The deal is a milestone in the East Mediterranean region’s quest to become a major supplier in global gas markets. However, on its own, it is far from being sufficient. More discoveries need to be made to boost the export potential of the region, bearing in mind domestic market needs.
But depending on their location, some discoveries may prove problematic. There is no guarantee that, in the case of a discovery extending between Lebanon and Israel, an agreement would automatically be reached on the revenue-sharing mechanism. And there is precedent in the region even between two players on good terms. Aphrodite, Cyprus’s largest gas discovery to date, remains stranded more than 10 years after its discovery as it extends into Israel’s EEZ. The two parties could not agree on the extent to which Israel has rights in the field.

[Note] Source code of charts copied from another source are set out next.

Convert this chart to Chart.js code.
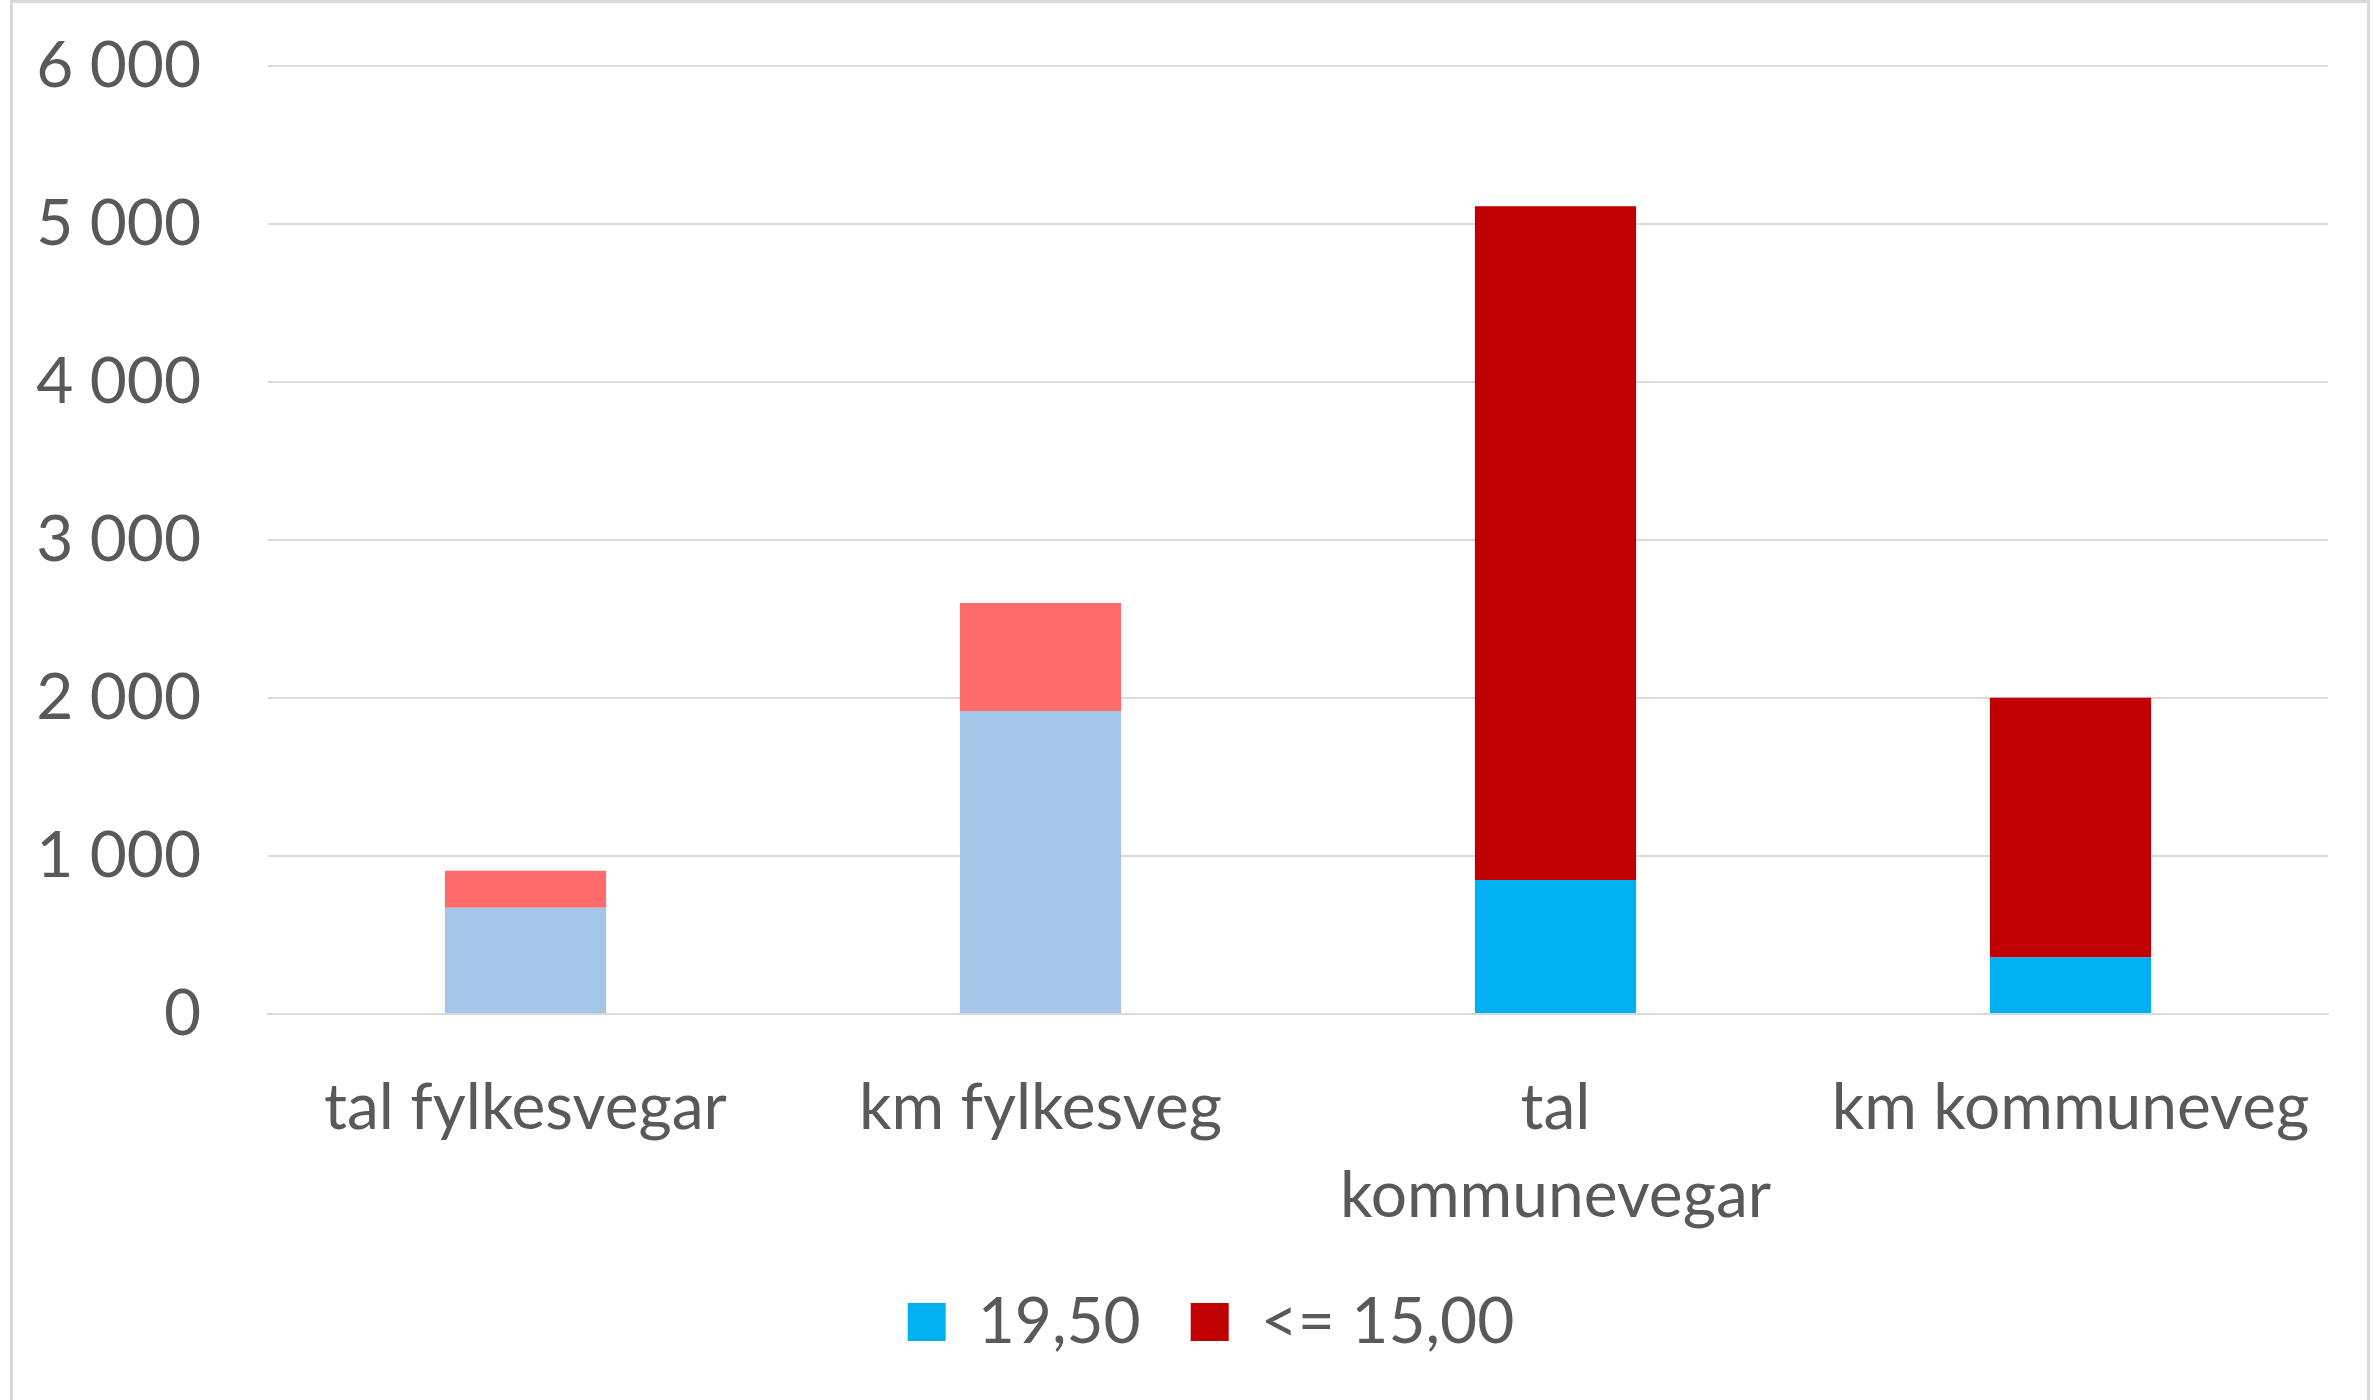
<!DOCTYPE html>
<html>
<head>
<meta charset="utf-8">
<script src="https://cdn.jsdelivr.net/npm/chart.js@4/dist/chart.umd.min.js"></script>
<style>
  html, body { margin: 0; padding: 0; background: #fff; }
  #wrap { position: relative; width: 2374px; height: 1400px; }
  #frame { position: absolute; left: 10px; top: 0; width: 2360px; height: 1400px;
           border: 3px solid #D9D9D9; border-bottom: none; box-sizing: border-box; pointer-events: none; }
</style>
</head>
<body>
<div id="wrap">
  <canvas id="myChart" width="2374" height="1400"></canvas>
  <div id="frame"></div>
</div>
<script>
// categories on the x axis
const labels = ['tal fylkesvegar', 'km fylkesveg', ['tal', 'kommunevegar'], 'km kommuneveg'];
// series names
const seriesNames = ['19,50', '<= 15,00'];
// values
const wide = [672, 1917, 848, 357];
const narrow = [234, 685, 4265, 1644];
const yTicks = [0, 1000, 2000, 3000, 4000, 5000, 6000];

// first two bars are drawn in paler shades
const wideColors = ['#A3C6E8', '#A3C6E8', '#00B0F0', '#00B0F0'];
const narrowColors = ['#FF6B6B', '#FF6B6B', '#C00000', '#C00000'];

const txt = '#595959';
const font = { family: 'Lato', size: 64 };

function fmt(v) {
  return String(v).replace(/\B(?=(\d{3})+(?!\d))/g, ' ');
}

// excel centres the legend a bit right of the canvas middle
const legendShift = {
  id: 'legendShift',
  afterLayout: function(chart) {
    chart.legend.left += 94;
  }
};

new Chart(document.getElementById('myChart'), {
  type: 'bar',
  data: {
    labels: labels,
    datasets: [
      {
        label: seriesNames[0],
        data: wide,
        backgroundColor: wideColors,
        borderWidth: 0,
        categoryPercentage: 1,
        barPercentage: 0.313
      },
      {
        label: seriesNames[1],
        data: narrow,
        backgroundColor: narrowColors,
        borderWidth: 0,
        categoryPercentage: 1,
        barPercentage: 0.313
      }
    ]
  },
  plugins: [legendShift],
  options: {
    responsive: false,
    animation: false,
    layout: { padding: { top: 66, right: 46, left: 0, bottom: 36 } },
    plugins: {
      tooltip: { enabled: false },
      legend: {
        position: 'bottom',
        labels: {
          color: txt,
          font: font,
          boxWidth: 38,
          boxHeight: 38,
          padding: 50,
          // legend swatches use the strong colours
          generateLabels: function(chart) {
            return chart.data.datasets.map(function(ds, i) {
              return {
                text: ds.label,
                fillStyle: ds.backgroundColor[3],
                strokeStyle: ds.backgroundColor[3],
                lineWidth: 0,
                fontColor: txt,
                datasetIndex: i
              };
            });
          }
        }
      }
    },
    scales: {
      x: {
        stacked: true,
        grid: { display: false, drawTicks: false },
        border: { display: true, color: '#D9D9D9', width: 2 },
        ticks: { color: txt, font: Object.assign({ lineHeight: 1.375 }, font), padding: 50, maxRotation: 0, autoSkip: false },
        afterFit: function(axis) { axis.height = 226; }
      },
      y: {
        stacked: true,
        min: 0,
        max: 6000,
        afterBuildTicks: function(axis) {
          axis.ticks = yTicks.map(function(v) { return { value: v }; });
        },
        afterFit: function(axis) { axis.width = 268; },
        grid: { color: '#D9D9D9', lineWidth: 2, drawTicks: true, tickLength: 67, tickColor: 'rgba(0,0,0,0)' },
        border: { display: false },
        ticks: { color: txt, font: font, padding: 0, callback: function(v) { return fmt(v); } }
      }
    }
  }
});
</script>
</body>
</html>
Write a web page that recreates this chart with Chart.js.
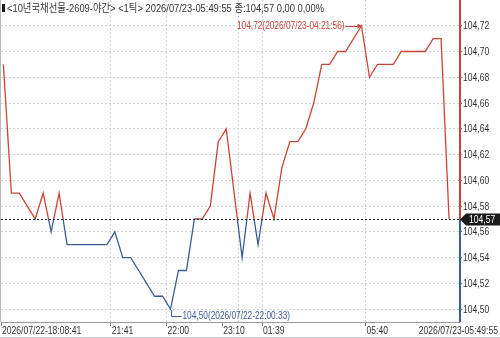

Political risk could also hinder further developments. Notable politicians in Israel continue to oppose the deal, including Prime Minister Benjamin Netanyahu, and so do some voices in the Lebanese parliament.
The Eastern Mediterranean region still has many maritime borders to be delineated, including between Lebanon and Syria, Syria and Cyprus, Turkey and Cyprus, as well as between Turkey, Greece, Egypt and Libya.
On balance, while there is good reason to praise the remarkable progress that has been achieved to date, the quagmire of the Eastern Mediterranean’s gas is far from being over. Placing too much hope on the region’s export potential continues to be a risky bet. For Lebanon in particular, clinging onto highly hypothetical revenues instead of pursuing much-needed economic reform is a very dangerous bet.